Part of that awareness stems from the fact that, like students who’ve had the chance to study abroad, many church leaders are having contact with their Palestinian evangelical counterparts during tours of the Holy Land.
“There are definitely people changing their minds,” says Isaac. “Now even Christian leaders who used to come and visit Israel without being exposed are now asking to meet with Palestinian Christian leaders.”
Isaac has even been invited to speak with tour groups sponsored by CUFI and other Christian Zionist organisations. “In the past they ignored us, and we were excluded from many evangelical circles,” says Isaac. “They've realised they can no longer ignore the Palestinian side.”
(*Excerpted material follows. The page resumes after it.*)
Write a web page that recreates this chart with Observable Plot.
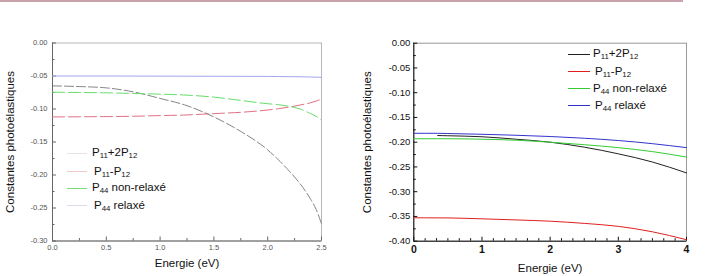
<!DOCTYPE html>
<html><head><meta charset="utf-8">
<script src="https://cdn.jsdelivr.net/npm/d3@7"></script>
<script src="https://cdn.jsdelivr.net/npm/@observablehq/plot@0.6"></script>
<style>
body{margin:0;background:#fff;font-family:"Liberation Sans",Arial,sans-serif;}
#wrap{position:relative;width:706px;height:276px;overflow:hidden;background:#fff;}
.topline{position:absolute;left:0;top:0;width:683px;height:2px;background:#c9a3ac;}
#left,#right{position:absolute;top:0;}
#left{left:0px}
#right{left:360px}
.leg{position:absolute;left:0;top:0;white-space:nowrap;color:#111;}
.leg .sw{position:absolute;height:0;}
.leg .tx{position:absolute;line-height:12px;}
sub{font-size:0.68em;vertical-align:-0.3em;line-height:0;}
</style></head><body>
<div id="wrap"><div class="topline"></div><div id="left"></div><div id="right"></div><div id="legL" class="leg"></div><div id="legR" class="leg"></div></div>
<script>
// ---------- data ----------
const seriesLabels = ["P<sub>11</sub>+2P<sub>12</sub>", "P<sub>11</sub>-P<sub>12</sub>", "P<sub>44</sub> non-relaxé", "P<sub>44</sub> relaxé"];
const yTitle = "Constantes photoélastiques";
const xTitle = "Energie (eV)";

// left panel
const leftE       = [0, 0.25, 0.5, 0.75, 1.0, 1.25, 1.5, 1.75, 2.0, 2.1, 2.2, 2.3, 2.4, 2.45, 2.5];
const leftP11p2P12 = [-0.065, -0.066, -0.068, -0.074, -0.084, -0.095, -0.112, -0.134, -0.162, -0.177, -0.194, -0.213, -0.237, -0.252, -0.274];
const leftP11mP12  = [-0.112, -0.1118, -0.1115, -0.111, -0.110, -0.109, -0.107, -0.105, -0.1015, -0.0995, -0.097, -0.094, -0.0905, -0.088, -0.085];
const leftP44nr    = [-0.0745, -0.075, -0.0755, -0.0765, -0.0775, -0.079, -0.082, -0.087, -0.092, -0.0935, -0.096, -0.1, -0.107, -0.111, -0.117];
const leftP44r     = [-0.050, -0.050, -0.050, -0.0501, -0.0502, -0.0503, -0.0504, -0.0505, -0.0506, -0.0508, -0.051, -0.0512, -0.0515, -0.0518, -0.052];
const leftXTicks = [0, 0.5, 1.0, 1.5, 2.0, 2.5];
const leftXMinor = [0.25, 0.75, 1.25, 1.75, 2.25];
const leftYTicks = [0, -0.05, -0.10, -0.15, -0.20, -0.25, -0.30];
const leftYMinor = [-0.025, -0.075, -0.125, -0.175, -0.225, -0.275];

// right panel
const rightE       = [0, 0.35, 0.5, 1, 1.5, 2, 2.5, 3, 3.5, 4];
const rightP11p2P12 = [null, -0.1865, -0.187, -0.189, -0.194, -0.200, -0.210, -0.2235, -0.240, -0.262];
const rightP11mP12  = [-0.3527, -0.3529, -0.353, -0.3548, -0.357, -0.3596, -0.364, -0.370, -0.381, -0.397];
const rightP44nr    = [-0.193, -0.193, -0.193, -0.194, -0.196, -0.200, -0.205, -0.211, -0.219, -0.230];
const rightP44r     = [-0.182, -0.182, -0.1825, -0.184, -0.186, -0.1885, -0.192, -0.1966, -0.203, -0.211];
const rightXTicks = [0, 1, 2, 3, 4];
const rightXMinor = d3.range(0, 24).map(i => i / 6).filter(v => Math.abs(v - Math.round(v)) > 1e-6);
const rightYTicks = [0, -0.05, -0.10, -0.15, -0.20, -0.25, -0.30, -0.35, -0.40];
const rightYMinor = [-0.025, -0.075, -0.125, -0.175, -0.225, -0.275, -0.325, -0.375];

// ---------- helpers ----------
const font = "Liberation Sans, Arial, sans-serif";
const rows = (E, vals) => E.map((e, i) => ({E: e, v: vals[i]})).filter(d => d.v != null);
const fmt2 = d => (Math.abs(d) < 1e-9 ? 0 : d).toFixed(2);

function panel(opt) {
  const yd = opt.yDomain, xd = opt.xDomain;
  return Plot.plot({
    width: opt.width, height: 276,
    marginLeft: opt.ml, marginRight: opt.mr, marginTop: opt.mt, marginBottom: opt.mb,
    x: {domain: xd}, y: {domain: yd},
    style: {fontFamily: font, background: "transparent", overflow: "visible"},
    marks: [
      Plot.frame({stroke: opt.frameColor, strokeWidth: 1}),
      Plot.ruleX([xd[0]], {stroke: opt.axisColor, strokeWidth: 1}),
      Plot.ruleY([yd[0]], {stroke: opt.axisColor, strokeWidth: 1}),
      // ticks (inward)
      Plot.axisY({ticks: opt.yTicks, tickSize: -4, fill: "none", label: null, stroke: opt.axisColor}),
      Plot.axisY({ticks: opt.yMinor, tickSize: -2.5, fill: "none", label: null, stroke: opt.axisColor}),
      Plot.axisX({ticks: opt.xTicks, tickSize: -4, fill: "none", label: null, stroke: opt.axisColor}),
      Plot.axisX({ticks: opt.xMinor, tickSize: -2.5, fill: "none", label: null, stroke: opt.axisColor}),
      // labels
      Plot.axisY({ticks: opt.yTicks, tickSize: 0, tickPadding: opt.yPad, tickFormat: fmt2, label: null,
        fill: opt.labelColor, fontSize: opt.yFont}),
      Plot.axisX({ticks: opt.xTicks, tickSize: 0, tickPadding: opt.xPad, tickFormat: opt.xFormat, label: null,
        fill: opt.labelColor, fontSize: opt.xFont, fontWeight: opt.xWeight}),
      // titles
      Plot.text([xTitle], {text: d => d, frameAnchor: "bottom", lineAnchor: "middle", dy: opt.xTitleDy, fontSize: 11.5, fill: "#111"}),
      Plot.text([yTitle], {text: d => d, frameAnchor: "left", textAnchor: "middle", lineAnchor: "middle", dx: opt.yTitleDx, rotate: -90, fontSize: 11.5, fill: "#111"}),
      // series
      ...opt.series.map(s => Plot.line(rows(opt.E, s.values), {
        x: "E", y: "v", stroke: s.color, strokeWidth: s.width, strokeDasharray: s.dash, curve: "monotone-x"
      }))
    ]
  });
}

document.getElementById("left").appendChild(panel({
  width: 330, ml: 52, mr: 9, mt: 42.5, mb: 35.5,
  xDomain: [0, 2.5], yDomain: [-0.30, 0],
  xTicks: leftXTicks, xMinor: leftXMinor, yTicks: leftYTicks, yMinor: leftYMinor,
  frameColor: "#b8b8b8", axisColor: "#666", labelColor: "#555",
  yFont: 7.5, xFont: 7.5, yPad: 5, xPad: 4, xWeight: "normal", xFormat: d => d.toFixed(1),
  xTitleDy: 22.5, yTitleDx: -42,
  E: leftE,
  series: [
    {values: leftP11p2P12, color: "#666", width: 0.8, dash: "9,3"},
    {values: leftP11mP12, color: "#e07080", width: 1, dash: "12,4"},
    {values: leftP44nr, color: "#66dd66", width: 1, dash: "12,4"},
    {values: leftP44r, color: "#a4a4f0", width: 1, dash: null}
  ]
}));

document.getElementById("right").appendChild(panel({
  width: 346, ml: 53.3, mr: 20, mt: 42.7, mb: 35.3,
  xDomain: [0, 4], yDomain: [-0.40, 0],
  xTicks: rightXTicks, xMinor: rightXMinor, yTicks: rightYTicks, yMinor: rightYMinor,
  frameColor: "#999", axisColor: "#111", labelColor: "#111",
  yFont: 9.5, xFont: 10.5, yPad: 3.5, xPad: 4.5, xWeight: "bold", xFormat: d => String(d),
  xTitleDy: 27, yTitleDx: -46,
  E: rightE,
  series: [
    {values: rightP11p2P12, color: "#222", width: 1, dash: null},
    {values: rightP11mP12, color: "#e02020", width: 1, dash: null},
    {values: rightP44nr, color: "#33cc33", width: 1, dash: null},
    {values: rightP44r, color: "#3333cc", width: 1, dash: null}
  ]
}));

// ---------- legends ----------
function legend(el, cfg) {
  seriesLabels.forEach((lab, i) => {
    const y = cfg.rowsY[i];
    const sw = document.createElement("div");
    sw.className = "sw";
    sw.style.left = cfg.x1 + "px";
    sw.style.width = (cfg.x2 - cfg.x1) + "px";
    sw.style.top = (y - 0.5) + "px";
    sw.style.borderTop = `1px solid ${cfg.colors[i]}`;
    el.appendChild(sw);
    const tx = document.createElement("div");
    tx.className = "tx";
    tx.style.left = cfg.textX[i] + "px";
    tx.style.top = (y - 7) + "px";
    tx.style.fontSize = cfg.fontSize + "px";
    tx.innerHTML = lab;
    el.appendChild(tx);
  });
}
legend(document.getElementById("legL"), {
  rowsY: [153, 171.5, 188, 205.5], x1: 67, x2: 87, textX: [92, 94, 92, 94], fontSize: 11.5,
  colors: ["#e4e4e4", "#f0c8cc", "#77dd77", "#dcdcec"]
});
legend(document.getElementById("legR"), {
  rowsY: [54, 71.5, 88.5, 105.5], x1: 568, x2: 590, textX: [593, 595, 593, 595], fontSize: 11.5,
  colors: ["#222", "#e02020", "#33cc33", "#3333cc"]
});
</script>
</body></html>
In an effort to thwart the rising tide of sympathy for Palestinians among the Millennial generation, CUFI has launched a youth-oriented website called the Israel Collective, with this declaration:
“Christian values demand that our young people stand with the Jewish state. Millennials are focused on Jesus’ love and compassion. And Israel is the only country in the Middle East living out this love - including the love of one’s enemies - on a daily basis. Millennials stand with the oppressed. And Israel provides the only safe haven for oppressed Arab Christians and Muslims in the entire region. Millennials love diversity. And Israel is the most diverse country in the Middle East, if not the planet.”
CUFI’s message describes a very different version of reality than that expressed by Palestinian Christians. Isaac’s colleague, Reverend Alex Awad, is a Jerusalem-born pastor educated at a Pentecostal Christian college in Tennessee. At last year’s CATC event, he turned criticism of evangelical sympathy for Palestinians into a call to action:
“Our critics have recently accused Bethlehem Bible College and Christ at the Checkpoint of starting an intifada - an uprising - in the evangelical church. I hope they are right. We want to see an intifada against injustice. We want to see an intifada against violence and terrorism. We want to see an intifada against racism. We want to see an intifada against theologies that promote war and bloodshed. I want from this podium to call on evangelicals everywhere to re-examine these detrimental theologies and shake them off.”
Only time will tell which movement will win the battle for evangelicals’ hearts and minds.